My own thought is that, since the patient is already here, then might as well go ahead with the treatment, which would be a win-win situation for both–the clinic has an opening and my boss can earn money from the visit, and the patient wants the treatment.

. . .

Switching over to another situation of mine where my neighbor messaged me one night, asking me to open up my schedule the next day to walk his dog for him. When I agreed that I would, he replied saying that he was not sure yet whether he actually needed me for the next day, and instead asked me to stand by while he waited to have his own schedule confirmed. But he didn’t tell me how long it would take to confirm.
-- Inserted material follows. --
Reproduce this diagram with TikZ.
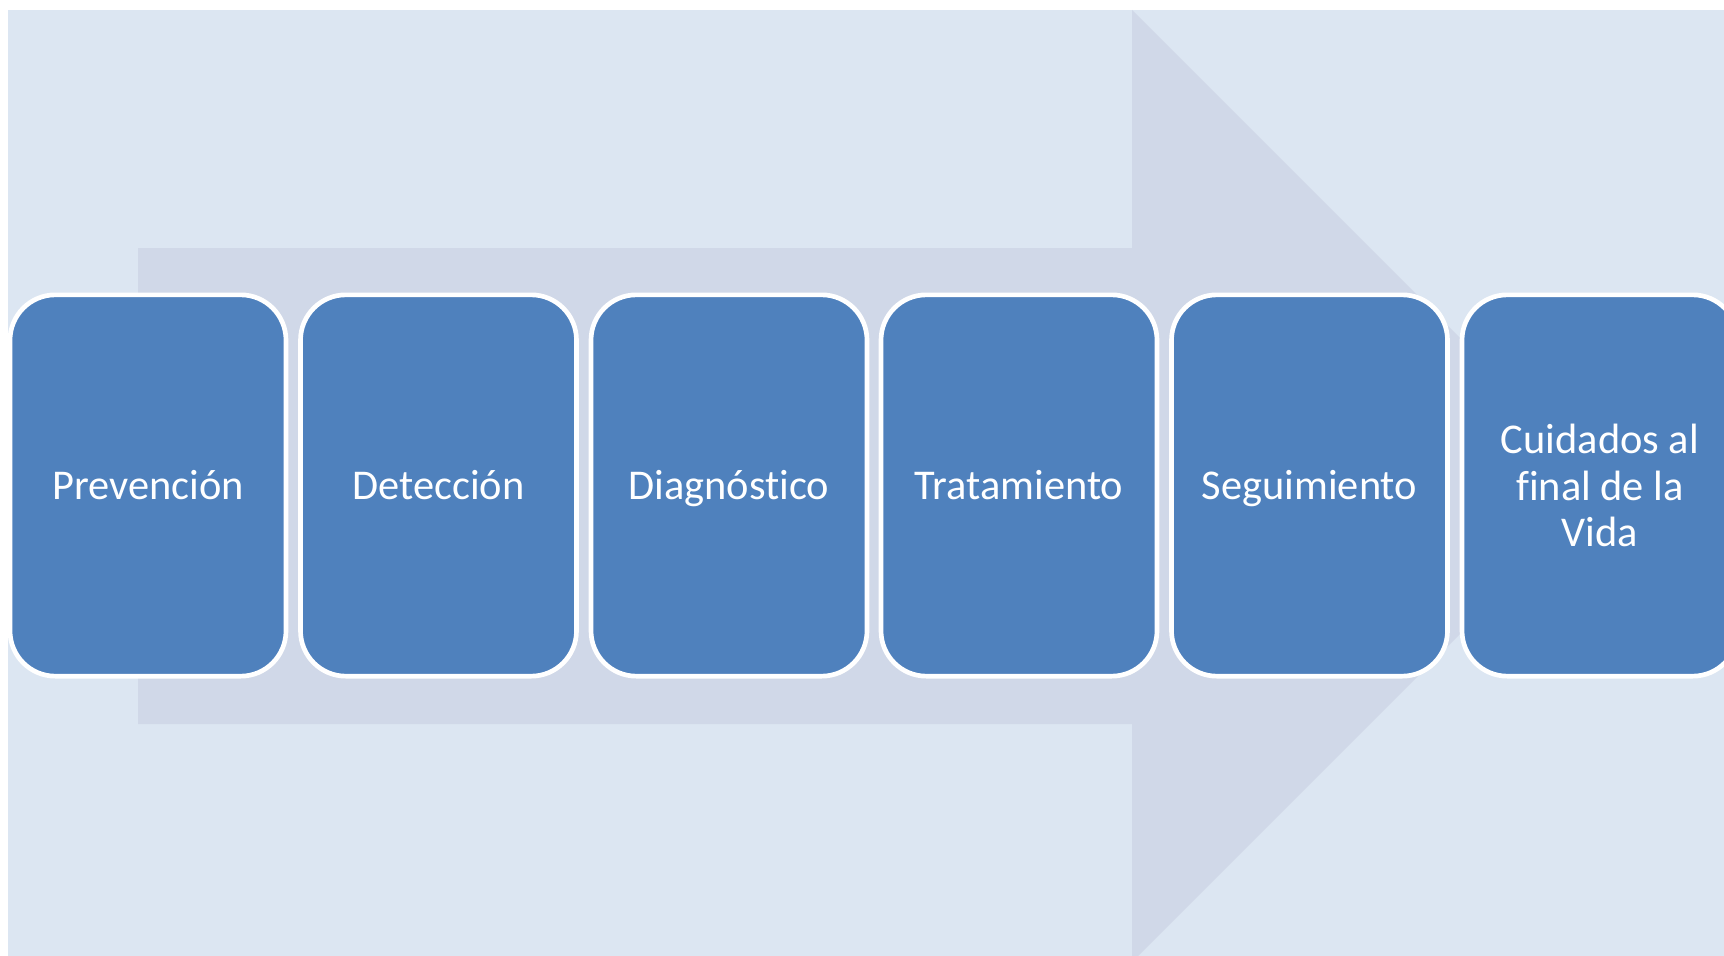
\documentclass[tikz,border=0pt]{standalone}
\usepackage{fontspec}
\setmainfont{Carlito}[Ligatures=NoCommon]
\usepackage{tikz}

\begin{document}
\begin{tikzpicture}[x=0.75pt,y=0.75pt,yscale=-1,xscale=1,
    stage/.style={draw=white, line width=3.5pt, fill={rgb, 255:red, 79; green, 129; blue, 189 }, rounded corners=34pt,
      minimum width=207pt, minimum height=286pt, inner sep=0pt, align=center, text=white,
      font=\fontsize{31.8}{35}\selectfont},
    oneline/.style={stage, text height=24.5pt, text depth=3.9pt}]
  %set diagram to 1724 x 956
  \clip (0,0) rectangle (1724,956);
  \fill [white] (0,0) rectangle (1724,956);

  %Shape: Rectangle [background]
  \fill [color={rgb, 255:red, 220; green, 230; blue, 242 }] (8,10) rectangle (1724,956);
  %Shape: Right Arrow [process arrow]
  \fill [color={rgb, 255:red, 208; green, 216; blue, 232 }] (138,248) -- (1132,248) -- (1132,10) -- (1608,486) -- (1132,962) -- (1132,724) -- (138,724) -- cycle ;

  % Text Node
  \node [oneline] (prev) at (148,485.5) {Prevención};
  % Text Node
  \node [oneline] (detec) at (438.5,485.5) {Detección};
  % Text Node
  \node [oneline] (diag) at (729,485.5) {Diagnóstico};
  % Text Node
  \node [oneline] (trat) at (1019,485.5) {Tratamiento};
  % Text Node
  \node [oneline] (segui) at (1309.5,485.5) {Seguimiento};
  % Text Node
  \node [stage] (cuid) at (1600,485.5) {Cuidados al\\final de la\\Vida};

\end{tikzpicture}
\end{document}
So basically he was asking me to stand by for an undetermined length of time.

In that length of time, I was seething. I replied nicely, saying that I might not be able to commit if his confirmation came too late (of course I also didn’t give a clear definition of what was considered too late, just to reciprocate his lack of clarity).

His reply was: “I’m still waiting.”

So I thought, even if my schedule was open the next day, I probably would not want to help him walk his dog. Because it’s an insult to me! If you want me, you actually need to commit to wanting me, instead of being wishy washy, leaving me dangling for who-knows-how-long, as if I am supposed to be waiting on you, like a lady-in-waiting.

. . .

From my own experience, I kind of understand why my boss didn’t want to do business with that patient, unless the arrears were cleared first. That’s my boss’ terms.

As for my case, I wouldn’t do business with my neighbor unless he is being fair with me, instead of throwing me all these nonsense, like expecting me to get his dog to pee and poop and eat, as if the dog’s biological processes are within my control, and if he doesn’t, I have to do this and that, which is essentially saying that I am responsible for his biological processes, and that is beyond just “walking a dog”–I have checked the typical responsibilities of a dog walker online, and none of the websites listed the above duties as part of the list of responsibilities, in other words, my neighbor has a special need or to put it more bluntly, he’s being unreasonable, and I have tried to go above and beyond what is typically expected of a dog walker–and on top of that, he throws in all these controlling tendencies upon me, expecting me to also put up with them.

Now I understand. Whether it is a job or a business, when you go out to earn money, there are circumstances which make you not want to earn the money, even if the opportunity is right there in front of you.